# Will Enkei RPF1 clear R33 GTR Brembos



## R322 (Mar 21, 2012)

I am thinking of buying a set of Enkei RPF1 Alloys for my R32 GTR

Pic below:

http://enkei.com/wp-content/uploads/2015/01/RPF1_Silver.jpg

Size is:

17"
Width 9j
Offset +22


Will they clear my R33 GTR OEM Calipers, without spacers?


R33 GTR OEM Calipers although smaller, are chunkier/wider than many 6 Pot Brakes.


----------



## Danny33gtr (Nov 13, 2013)

It's not really a very good comparison but I have rpf1's in 18x9.5 et 15 and they clear by a mile. They are brilliant wheels though and suit the skyline perfect. Where are you buying them from?


----------



## Danny33gtr (Nov 13, 2013)

That's on a r33 gtr btw


----------



## R322 (Mar 21, 2012)

Thanks, how much clearance roughly do you get from the width side of the caliper (the side where it says brembo) to the inside of the wheel?

Although not as large, the R33 OEM Calipers are fatter than most 6 Pots, width wise.

Getting them second hand


----------



## Danny33gtr (Nov 13, 2013)

I pulled three car out before and meant to measure it for you but I forgot, I will get it back out tomorrow and let you know. It is a huge gap though from the face of the wheel, I'm talking like 40mm but I do have 15mm spacers on as well. I will get an accurate measurement tomorrow and should be able to work out the exact fitment with your et.


----------



## R322 (Mar 21, 2012)

Thanks dude, appreciate it a lot.


----------



## V-SpecII (Jan 14, 2008)

Dan, you are the man. :thumbsup:


----------



## wardiz (Dec 23, 2008)

If you can find a template of your Brembo you can send it to Enkei and they will tell you if it fits or not.


----------



## neal8027 (Mar 26, 2016)

I have them on my r32 with r33 brembo on don't know if there's a big difference in the bunds but I have lots of room


----------



## R322 (Mar 21, 2012)

Cheers, what is the size, width and offset of your Enkeis?


----------



## neal8027 (Mar 26, 2016)

R322 said:


> Cheers, what is the size, width and offset of your Enkeis?


 these are 18x9.5 et 15


----------



## Danny33gtr (Nov 13, 2013)

Bugger forgot to do this again today.
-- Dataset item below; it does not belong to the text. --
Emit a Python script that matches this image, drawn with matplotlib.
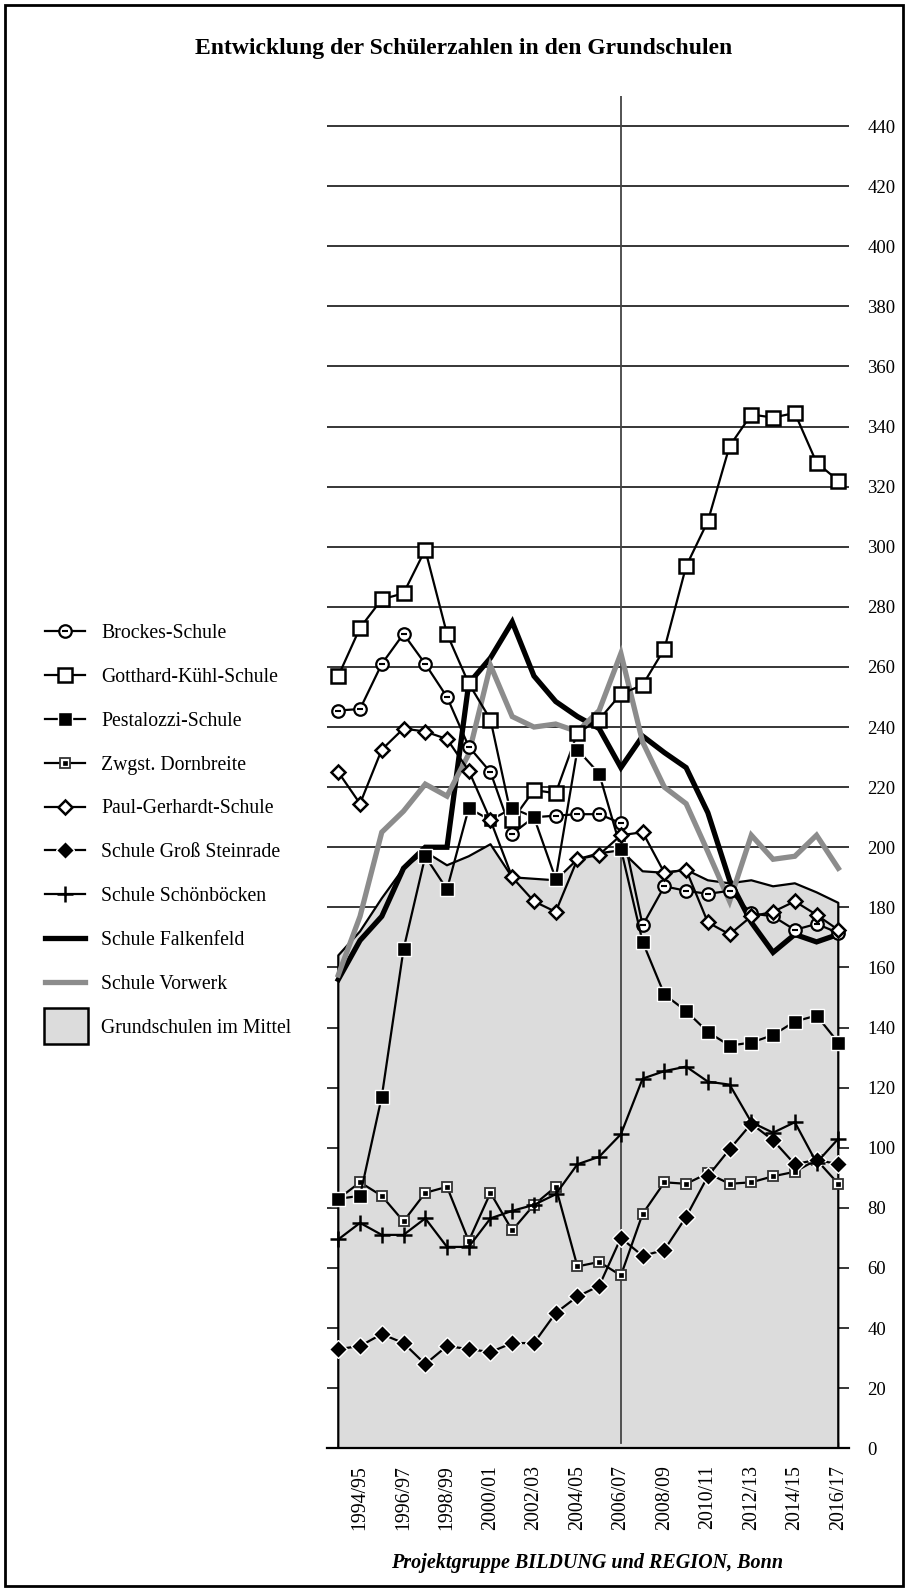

Tomorrow I will remember ***55357;***56397; I will get some pics also


----------



## Hoppum (Apr 28, 2015)

Yes they will, fit on mine no problem.


----------



## R322 (Mar 21, 2012)

Cheers for responses guys.

Much appreicated Danny if you do that.

Mine have no spacers, and the size i'm after are:

17"
Width 9J
Offset +22

Hoppum what is the size, width and offset of your Enkeis, are you running sapcers?


----------



## Hoppum (Apr 28, 2015)

Mine are the same size as you're looking at; 17x9" ET22, I'm not running any spacers.

You will need 66.1 -> 73 spigot rings for the centre bores however.


----------



## Danny33gtr (Nov 13, 2013)

Can't get a better answer than that ^^^ but I've just measured mine and to the closest part of the calliper to the wheel is 32mm, I've just done the math and that should give you 4mm of clearance without spacers and the offset/size wheel your after. I say go for it


----------



## R322 (Mar 21, 2012)

Thank you very much guys, very much appreciated


----------



## neal8027 (Mar 26, 2016)

Hoppum said:


> Yes they will, fit on mine no problem.


Snap


----------



## Hoppum (Apr 28, 2015)

Great minds etc.

Even got a matching wonky front grill.


----------



## Mofa (Jan 4, 2017)

neal8027 said:


> Snap


Boh, those two are a sight for sore eyes.... Such beautiful machines!


----------



## neal8027 (Mar 26, 2016)

Hoppum said:


> Great minds etc.
> 
> Even got a matching wonky front grill.


good point il have to look at that lol


----------



## R322 (Mar 21, 2012)

I bought the Enkei Alloys


----------



## Danny33gtr (Nov 13, 2013)

Nice one mate, you will be amazed at how light the alloys are without tires. Get some pics up when they are on


----------